[Exercise goal]
Copy exactly the lines that run from the top of the listing to the line containing "const yTicks = [0, 25, 50, 75, 100];", both ends included, and omit the pictures.

[Dataset section]
● ● ● ● ● ● ●

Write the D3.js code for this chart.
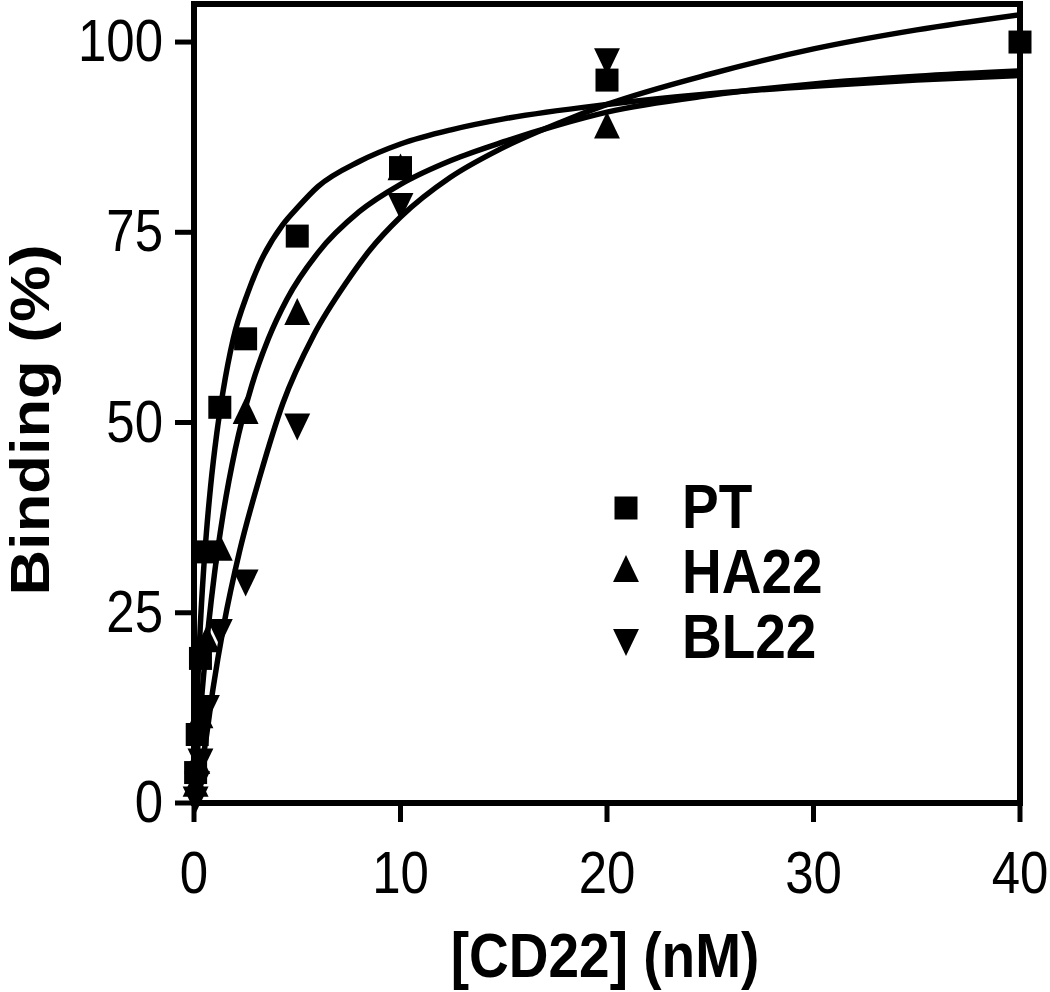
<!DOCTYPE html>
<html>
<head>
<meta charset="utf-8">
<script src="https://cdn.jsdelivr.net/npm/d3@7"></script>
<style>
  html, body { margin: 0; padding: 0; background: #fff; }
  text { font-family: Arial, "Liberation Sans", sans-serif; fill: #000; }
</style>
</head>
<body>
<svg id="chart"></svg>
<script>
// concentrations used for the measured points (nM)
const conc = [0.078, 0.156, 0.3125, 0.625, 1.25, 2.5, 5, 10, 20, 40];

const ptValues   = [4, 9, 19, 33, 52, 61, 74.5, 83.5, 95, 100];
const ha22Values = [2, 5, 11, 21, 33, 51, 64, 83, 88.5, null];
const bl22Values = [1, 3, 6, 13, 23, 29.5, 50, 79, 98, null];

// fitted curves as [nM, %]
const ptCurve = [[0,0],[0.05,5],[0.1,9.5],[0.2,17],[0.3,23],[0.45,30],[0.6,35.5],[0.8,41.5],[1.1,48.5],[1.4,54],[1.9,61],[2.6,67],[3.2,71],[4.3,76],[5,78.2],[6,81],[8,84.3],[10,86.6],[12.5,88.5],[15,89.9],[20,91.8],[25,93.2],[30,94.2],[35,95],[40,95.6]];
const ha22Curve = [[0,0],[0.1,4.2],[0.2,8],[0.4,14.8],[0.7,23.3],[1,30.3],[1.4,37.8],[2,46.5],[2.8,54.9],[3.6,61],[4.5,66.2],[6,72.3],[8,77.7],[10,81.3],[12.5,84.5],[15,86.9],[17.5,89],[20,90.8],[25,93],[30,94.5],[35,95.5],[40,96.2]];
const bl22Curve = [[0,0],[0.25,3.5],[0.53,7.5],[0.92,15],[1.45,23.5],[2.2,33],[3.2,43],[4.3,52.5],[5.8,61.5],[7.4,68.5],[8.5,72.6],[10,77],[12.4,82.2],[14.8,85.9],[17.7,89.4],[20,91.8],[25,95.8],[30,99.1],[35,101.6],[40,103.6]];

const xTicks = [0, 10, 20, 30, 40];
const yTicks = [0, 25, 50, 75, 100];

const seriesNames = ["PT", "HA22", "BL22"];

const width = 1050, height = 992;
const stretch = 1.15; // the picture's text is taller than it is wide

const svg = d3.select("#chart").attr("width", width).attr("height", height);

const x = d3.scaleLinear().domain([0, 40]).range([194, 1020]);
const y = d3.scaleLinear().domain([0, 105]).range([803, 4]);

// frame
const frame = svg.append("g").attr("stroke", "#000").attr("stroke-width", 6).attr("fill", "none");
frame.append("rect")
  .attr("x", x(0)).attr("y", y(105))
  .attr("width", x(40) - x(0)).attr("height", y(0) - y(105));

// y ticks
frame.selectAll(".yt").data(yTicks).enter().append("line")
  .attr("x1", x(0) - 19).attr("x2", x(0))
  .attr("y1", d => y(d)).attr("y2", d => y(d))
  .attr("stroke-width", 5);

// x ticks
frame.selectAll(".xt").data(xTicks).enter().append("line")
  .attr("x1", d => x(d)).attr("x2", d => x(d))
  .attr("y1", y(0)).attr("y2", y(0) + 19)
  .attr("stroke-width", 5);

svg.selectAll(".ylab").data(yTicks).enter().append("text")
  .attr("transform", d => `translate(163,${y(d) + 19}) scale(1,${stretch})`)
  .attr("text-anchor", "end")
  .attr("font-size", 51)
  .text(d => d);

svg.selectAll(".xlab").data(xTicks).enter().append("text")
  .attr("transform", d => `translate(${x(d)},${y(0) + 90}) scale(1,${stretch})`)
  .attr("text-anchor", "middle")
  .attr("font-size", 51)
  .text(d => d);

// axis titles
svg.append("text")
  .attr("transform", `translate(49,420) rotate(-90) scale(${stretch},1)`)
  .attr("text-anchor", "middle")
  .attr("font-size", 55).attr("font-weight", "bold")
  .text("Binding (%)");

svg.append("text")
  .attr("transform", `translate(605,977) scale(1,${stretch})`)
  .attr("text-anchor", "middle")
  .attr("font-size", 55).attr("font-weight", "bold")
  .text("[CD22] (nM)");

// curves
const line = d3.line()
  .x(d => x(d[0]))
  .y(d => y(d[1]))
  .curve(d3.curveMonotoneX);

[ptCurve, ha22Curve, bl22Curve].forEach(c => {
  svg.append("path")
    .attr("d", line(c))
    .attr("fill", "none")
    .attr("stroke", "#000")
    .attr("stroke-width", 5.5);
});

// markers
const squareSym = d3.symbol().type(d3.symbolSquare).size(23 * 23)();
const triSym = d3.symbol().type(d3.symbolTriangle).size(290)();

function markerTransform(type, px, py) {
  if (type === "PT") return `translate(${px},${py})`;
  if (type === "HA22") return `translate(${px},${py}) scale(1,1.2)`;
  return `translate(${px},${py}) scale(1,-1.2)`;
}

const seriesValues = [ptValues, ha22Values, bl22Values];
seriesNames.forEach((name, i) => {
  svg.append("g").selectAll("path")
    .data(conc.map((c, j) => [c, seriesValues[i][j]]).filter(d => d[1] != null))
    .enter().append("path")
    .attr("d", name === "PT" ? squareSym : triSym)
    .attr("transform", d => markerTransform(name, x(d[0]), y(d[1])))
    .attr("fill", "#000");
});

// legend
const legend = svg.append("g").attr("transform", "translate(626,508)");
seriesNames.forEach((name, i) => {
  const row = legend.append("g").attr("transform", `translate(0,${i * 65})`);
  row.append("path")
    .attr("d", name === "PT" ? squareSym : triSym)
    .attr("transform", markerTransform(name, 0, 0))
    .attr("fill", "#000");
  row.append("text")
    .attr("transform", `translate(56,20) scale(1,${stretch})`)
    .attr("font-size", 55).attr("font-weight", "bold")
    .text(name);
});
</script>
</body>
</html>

● ● ● ● ● ● ●

[Reply]
Write the D3.js code for this chart.
<!DOCTYPE html>
<html>
<head>
<meta charset="utf-8">
<script src="https://cdn.jsdelivr.net/npm/d3@7"></script>
<style>
  html, body { margin: 0; padding: 0; background: #fff; }
  text { font-family: Arial, "Liberation Sans", sans-serif; fill: #000; }
</style>
</head>
<body>
<svg id="chart"></svg>
<script>
// concentrations used for the measured points (nM)
const conc = [0.078, 0.156, 0.3125, 0.625, 1.25, 2.5, 5, 10, 20, 40];

const ptValues   = [4, 9, 19, 33, 52, 61, 74.5, 83.5, 95, 100];
const ha22Values = [2, 5, 11, 21, 33, 51, 64, 83, 88.5, null];
const bl22Values = [1, 3, 6, 13, 23, 29.5, 50, 79, 98, null];

// fitted curves as [nM, %]
const ptCurve = [[0,0],[0.05,5],[0.1,9.5],[0.2,17],[0.3,23],[0.45,30],[0.6,35.5],[0.8,41.5],[1.1,48.5],[1.4,54],[1.9,61],[2.6,67],[3.2,71],[4.3,76],[5,78.2],[6,81],[8,84.3],[10,86.6],[12.5,88.5],[15,89.9],[20,91.8],[25,93.2],[30,94.2],[35,95],[40,95.6]];
const ha22Curve = [[0,0],[0.1,4.2],[0.2,8],[0.4,14.8],[0.7,23.3],[1,30.3],[1.4,37.8],[2,46.5],[2.8,54.9],[3.6,61],[4.5,66.2],[6,72.3],[8,77.7],[10,81.3],[12.5,84.5],[15,86.9],[17.5,89],[20,90.8],[25,93],[30,94.5],[35,95.5],[40,96.2]];
const bl22Curve = [[0,0],[0.25,3.5],[0.53,7.5],[0.92,15],[1.45,23.5],[2.2,33],[3.2,43],[4.3,52.5],[5.8,61.5],[7.4,68.5],[8.5,72.6],[10,77],[12.4,82.2],[14.8,85.9],[17.7,89.4],[20,91.8],[25,95.8],[30,99.1],[35,101.6],[40,103.6]];

const xTicks = [0, 10, 20, 30, 40];
const yTicks = [0, 25, 50, 75, 100];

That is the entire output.